Columbia GSAPP Saturated Models 3D printed: Liquid Joint

Alistair Gill and Veronika Schmid held a Saturated Models seminar at Columbia’s Graduate School of Architecture, Planning and Preservation. During the seminar the Master’s students explored 3D printing and created 3D printed objects. i.materialise made the resulting 3D prints. This is the fifth interview with a team of participating architecture students, Molly Calvani and Michi Ushio, and their project: Liquid Joint.

1. Who are you?

Molly Calvani + Michi Ushio, classmates at Columbia University. Master of Architecture 2011.

2. What is Liquid Joint?

… Good question. Originally it was the goal to create a multi-directional, rolling joint that when assembled as a whole, could make up a system that seemed fluid, or liquid. Through different iterations and ultimately trying to realize a solid version of ”liquid” we arrived at something that perhaps begins to describe a model of an architectural discourse on the fluid and organic verses rigid and mechanic.

3. Why did you make it?

We had the opportunity to use i.materialise as part of a course at GSAPP and jumped at it. 3d printing is a technology that we don”t get to play around with very often– it seems like a technology that will let you do absolutely anything, but it also has very tangible constraints that we had to work with.

4. What software did you use to make it?

The 3d modeling was done in Rhinoceros.

5. What was the process by which you came to your design?

We began with the simple idea of a spine with the concept of creating a gradient, whether through light or material. We wanted to begin with an inherently natural or organic joint (human body) but also were interested in the idea of exploiting its machine-like qualities to express the actual process of which it was made (computer modeling, strings of emails, the advanced techniques of 3d printing). The course focused on the relationship of model and object as it pertains to the field of architecture, and then dealt with the new typologies of “modern” models. So our process was a series of questions and questioned the translation of concept to design to model and object.

6. Will you be using 3D printing more often in the future?

We hope so! Would you like to donate a printer to us?
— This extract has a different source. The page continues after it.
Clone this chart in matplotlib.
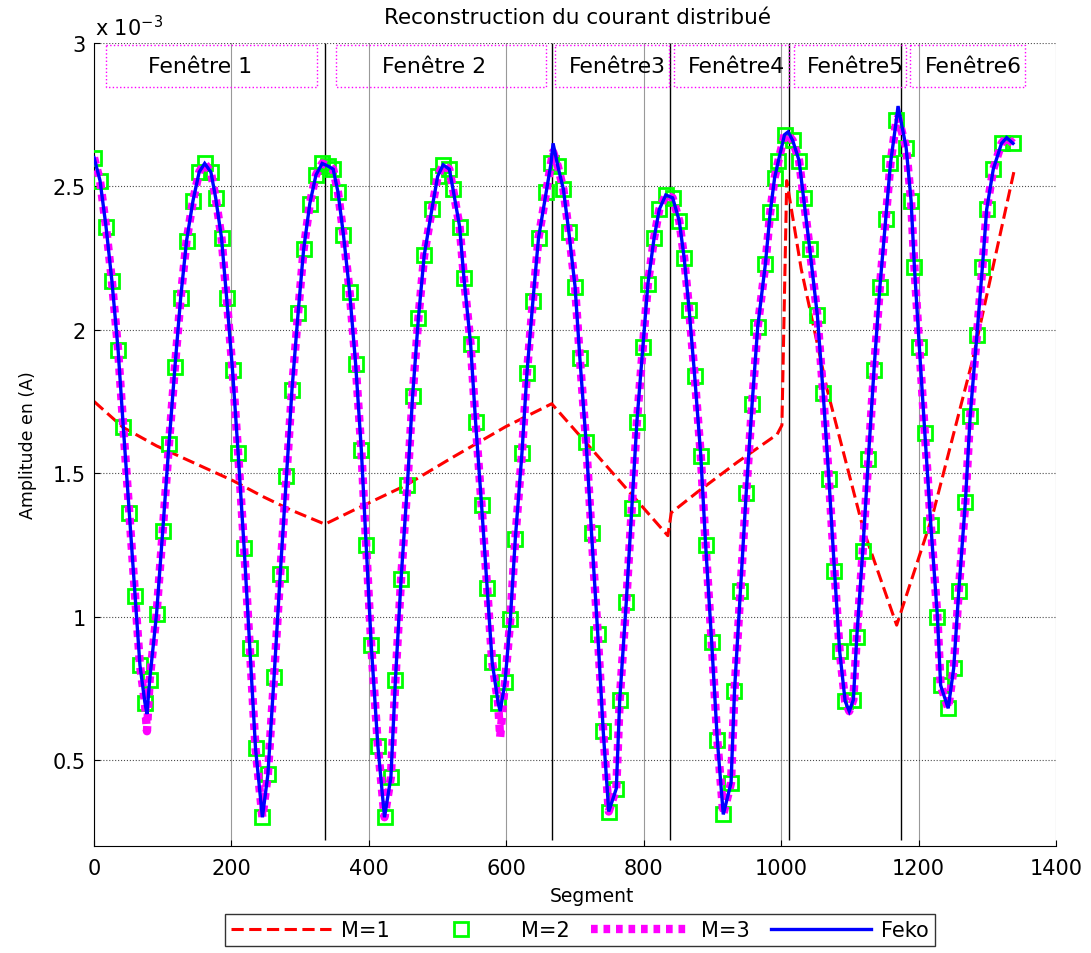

7. Are you happy with the result?

Yes and No. There were some issues that we didn”t foresee, mostly because we didn”t do any physical models or iterations as part of the process of speculation and a purposeful detachment from models as final and finite products. The actual object is less of a model of what we designed, and more of a model of the result and process of designing… but, even so, it pleasantly surprised us in the end.